---------- DATA EXTRACT ----------

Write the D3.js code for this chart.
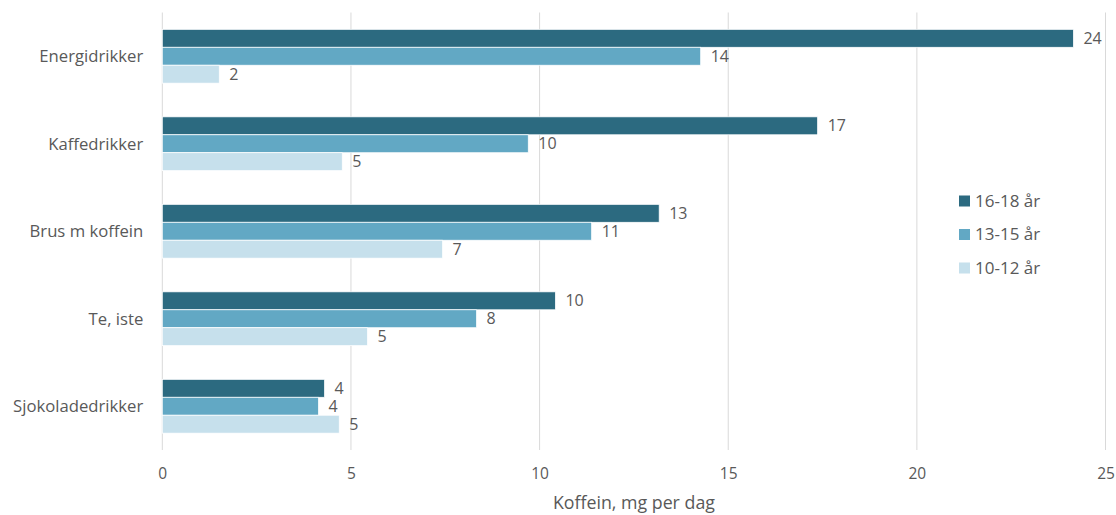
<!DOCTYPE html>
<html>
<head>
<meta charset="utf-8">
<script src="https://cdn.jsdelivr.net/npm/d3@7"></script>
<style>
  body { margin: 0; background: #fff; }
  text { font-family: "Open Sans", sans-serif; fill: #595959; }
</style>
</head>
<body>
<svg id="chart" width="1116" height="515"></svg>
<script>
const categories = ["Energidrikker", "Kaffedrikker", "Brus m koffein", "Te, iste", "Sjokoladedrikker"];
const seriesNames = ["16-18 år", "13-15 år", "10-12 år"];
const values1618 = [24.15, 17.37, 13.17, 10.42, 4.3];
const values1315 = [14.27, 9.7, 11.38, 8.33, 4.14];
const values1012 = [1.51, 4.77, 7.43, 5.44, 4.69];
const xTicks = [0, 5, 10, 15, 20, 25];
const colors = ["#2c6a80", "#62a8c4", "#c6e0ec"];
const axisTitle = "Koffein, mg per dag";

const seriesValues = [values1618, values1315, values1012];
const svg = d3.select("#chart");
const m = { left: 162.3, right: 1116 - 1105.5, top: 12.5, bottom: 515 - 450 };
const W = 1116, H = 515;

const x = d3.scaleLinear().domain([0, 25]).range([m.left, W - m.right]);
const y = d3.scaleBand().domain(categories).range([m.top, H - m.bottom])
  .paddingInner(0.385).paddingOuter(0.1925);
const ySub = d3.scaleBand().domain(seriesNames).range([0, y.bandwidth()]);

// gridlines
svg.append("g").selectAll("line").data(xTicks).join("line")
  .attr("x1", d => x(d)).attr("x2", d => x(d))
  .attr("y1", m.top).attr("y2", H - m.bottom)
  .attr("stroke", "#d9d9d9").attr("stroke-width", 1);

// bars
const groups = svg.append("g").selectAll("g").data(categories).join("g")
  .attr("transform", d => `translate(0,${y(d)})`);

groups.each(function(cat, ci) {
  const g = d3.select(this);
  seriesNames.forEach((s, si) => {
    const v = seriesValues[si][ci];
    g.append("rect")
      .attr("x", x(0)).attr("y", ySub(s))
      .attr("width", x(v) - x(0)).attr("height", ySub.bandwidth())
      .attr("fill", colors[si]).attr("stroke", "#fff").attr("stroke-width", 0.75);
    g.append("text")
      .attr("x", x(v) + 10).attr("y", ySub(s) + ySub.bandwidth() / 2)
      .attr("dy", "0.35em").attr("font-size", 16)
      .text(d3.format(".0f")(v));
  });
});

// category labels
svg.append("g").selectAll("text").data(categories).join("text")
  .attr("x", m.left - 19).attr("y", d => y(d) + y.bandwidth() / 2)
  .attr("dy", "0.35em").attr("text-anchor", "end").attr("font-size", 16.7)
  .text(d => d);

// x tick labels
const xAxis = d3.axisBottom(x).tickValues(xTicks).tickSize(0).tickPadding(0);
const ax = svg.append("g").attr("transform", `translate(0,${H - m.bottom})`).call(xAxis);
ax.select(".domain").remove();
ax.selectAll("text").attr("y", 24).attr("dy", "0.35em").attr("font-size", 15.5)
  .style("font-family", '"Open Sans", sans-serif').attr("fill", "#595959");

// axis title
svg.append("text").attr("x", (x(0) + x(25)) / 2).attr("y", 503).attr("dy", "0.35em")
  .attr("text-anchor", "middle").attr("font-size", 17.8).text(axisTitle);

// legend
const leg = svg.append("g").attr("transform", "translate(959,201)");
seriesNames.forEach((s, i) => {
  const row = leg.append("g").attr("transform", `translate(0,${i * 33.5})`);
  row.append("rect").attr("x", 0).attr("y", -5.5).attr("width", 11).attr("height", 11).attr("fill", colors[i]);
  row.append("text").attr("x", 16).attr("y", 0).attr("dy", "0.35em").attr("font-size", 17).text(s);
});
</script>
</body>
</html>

----------

STATED TASK →
Word for word, quote the lines above. Omit the pictures.

EXPECTED ANSWER →
Write the D3.js code for this chart.
<!DOCTYPE html>
<html>
<head>
<meta charset="utf-8">
<script src="https://cdn.jsdelivr.net/npm/d3@7"></script>
<style>
  body { margin: 0; background: #fff; }
  text { font-family: "Open Sans", sans-serif; fill: #595959; }
</style>
</head>
<body>
<svg id="chart" width="1116" height="515"></svg>
<script>
const categories = ["Energidrikker", "Kaffedrikker", "Brus m koffein", "Te, iste", "Sjokoladedrikker"];
const seriesNames = ["16-18 år", "13-15 år", "10-12 år"];
const values1618 = [24.15, 17.37, 13.17, 10.42, 4.3];
const values1315 = [14.27, 9.7, 11.38, 8.33, 4.14];
const values1012 = [1.51, 4.77, 7.43, 5.44, 4.69];
const xTicks = [0, 5, 10, 15, 20, 25];
const colors = ["#2c6a80", "#62a8c4", "#c6e0ec"];
const axisTitle = "Koffein, mg per dag";

const seriesValues = [values1618, values1315, values1012];
const svg = d3.select("#chart");
const m = { left: 162.3, right: 1116 - 1105.5, top: 12.5, bottom: 515 - 450 };
const W = 1116, H = 515;

const x = d3.scaleLinear().domain([0, 25]).range([m.left, W - m.right]);
const y = d3.scaleBand().domain(categories).range([m.top, H - m.bottom])
  .paddingInner(0.385).paddingOuter(0.1925);
const ySub = d3.scaleBand().domain(seriesNames).range([0, y.bandwidth()]);

// gridlines
svg.append("g").selectAll("line").data(xTicks).join("line")
  .attr("x1", d => x(d)).attr("x2", d => x(d))
  .attr("y1", m.top).attr("y2", H - m.bottom)
  .attr("stroke", "#d9d9d9").attr("stroke-width", 1);

// bars
const groups = svg.append("g").selectAll("g").data(categories).join("g")
  .attr("transform", d => `translate(0,${y(d)})`);

groups.each(function(cat, ci) {
  const g = d3.select(this);
  seriesNames.forEach((s, si) => {
    const v = seriesValues[si][ci];
    g.append("rect")
      .attr("x", x(0)).attr("y", ySub(s))
      .attr("width", x(v) - x(0)).attr("height", ySub.bandwidth())
      .attr("fill", colors[si]).attr("stroke", "#fff").attr("stroke-width", 0.75);
    g.append("text")
      .attr("x", x(v) + 10).attr("y", ySub(s) + ySub.bandwidth() / 2)
      .attr("dy", "0.35em").attr("font-size", 16)
      .text(d3.format(".0f")(v));
  });
});

// category labels
svg.append("g").selectAll("text").data(categories).join("text")
  .attr("x", m.left - 19).attr("y", d => y(d) + y.bandwidth() / 2)
  .attr("dy", "0.35em").attr("text-anchor", "end").attr("font-size", 16.7)
  .text(d => d);

// x tick labels
const xAxis = d3.axisBottom(x).tickValues(xTicks).tickSize(0).tickPadding(0);
const ax = svg.append("g").attr("transform", `translate(0,${H - m.bottom})`).call(xAxis);
ax.select(".domain").remove();
ax.selectAll("text").attr("y", 24).attr("dy", "0.35em").attr("font-size", 15.5)
  .style("font-family", '"Open Sans", sans-serif').attr("fill", "#595959");

// axis title
svg.append("text").attr("x", (x(0) + x(25)) / 2).attr("y", 503).attr("dy", "0.35em")
  .attr("text-anchor", "middle").attr("font-size", 17.8).text(axisTitle);

// legend
const leg = svg.append("g").attr("transform", "translate(959,201)");
seriesNames.forEach((s, i) => {
  const row = leg.append("g").attr("transform", `translate(0,${i * 33.5})`);
  row.append("rect").attr("x", 0).attr("y", -5.5).attr("width", 11).attr("height", 11).attr("fill", colors[i]);
  row.append("text").attr("x", 16).attr("y", 0).attr("dy", "0.35em").attr("font-size", 17).text(s);
});
</script>
</body>
</html>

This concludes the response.